I love Katy Elliot a lot. How could you not? I want to stay in her guest room and probably take the bed with me when I go.

Barns


Are for hiding in. Just in case you wondered.


Saturday, June 6, 2009

Gardening


It is raining in Mercersburg. In honor of Mummie's Birthday (for which she received tweed and scotch and a food basket from the old country as well as flowers and books) it has spitting Scottish rain since Thursday Morning. We plant flowers in the rain, because she are Scottish and doesn't mind rain and we are her children and don't mind being rained on if it means we can chuck mud about. Mummie and I did some intense garden center shopping on her birthday and have been digging in the dirt for two days, barefoot in shorts and macs. I like dirt. I've been MIA because of the dirt. When all the dirt is full of planted things I will com back. In the mean time, go buy some pinks and plant them. Dianthus are so lovely.

Sleep and Eat


When I was a kid and stole downstairs late at night I would often find my dad in the kitchen. Reading and eating a bowl of Cheerios. My dad loves Cheerios. Later, in high school I would come home at three and four in the morning to find him awake, not cross with me. Just up. Thinking and eating his Cheerios. He tells me about the Russian revolution and whatever he heard on NPR that day and tells me about the book he's reading about current events. He is very into Current Events. He is the most serious eating Cheerios in the middle of the night. He is in Mississippi still. Left behind working while we flee the heat for the summer. I have recently found myself leaning against the kitchen counter in the dead of night reading the New Yorker and eating whatever is on hand.
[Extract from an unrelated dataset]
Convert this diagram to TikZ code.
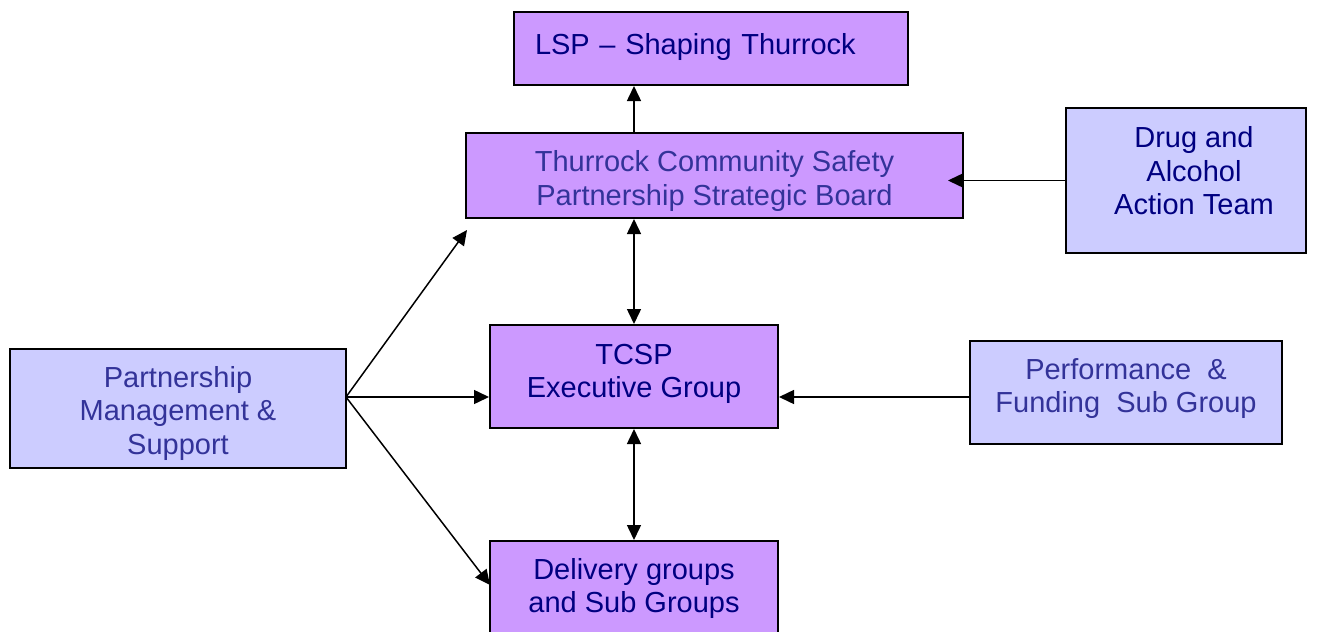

Avocado last night. What is nicer than an avocado with salt and pepper on crackers in the middle of the night? Anything? No.

Friday, June 5, 2009

Headband Beauty

I saw these beautiful do-it-yourself headbands over on Once Wed via One Pretty Thing. I would like several filled with feathers and sequins. Eff weddings, I'd wear these with jeans. 

Bed, an Update


I feel like this is kind of cottage-y, sweet, will go with my grey walls and my white bedside tables and my white dresser and my desk from Gramercy Park. It could also be beaten to shabby mess pretty quickly. Hmmm. Maybe.

Wednesday, June 3, 2009

Shop, Bake, Wrap


Running around madly shopping and baking etc for Mummie's birthday tomorrow. Details tomorrow, although I'm not convinced that she has ever read this.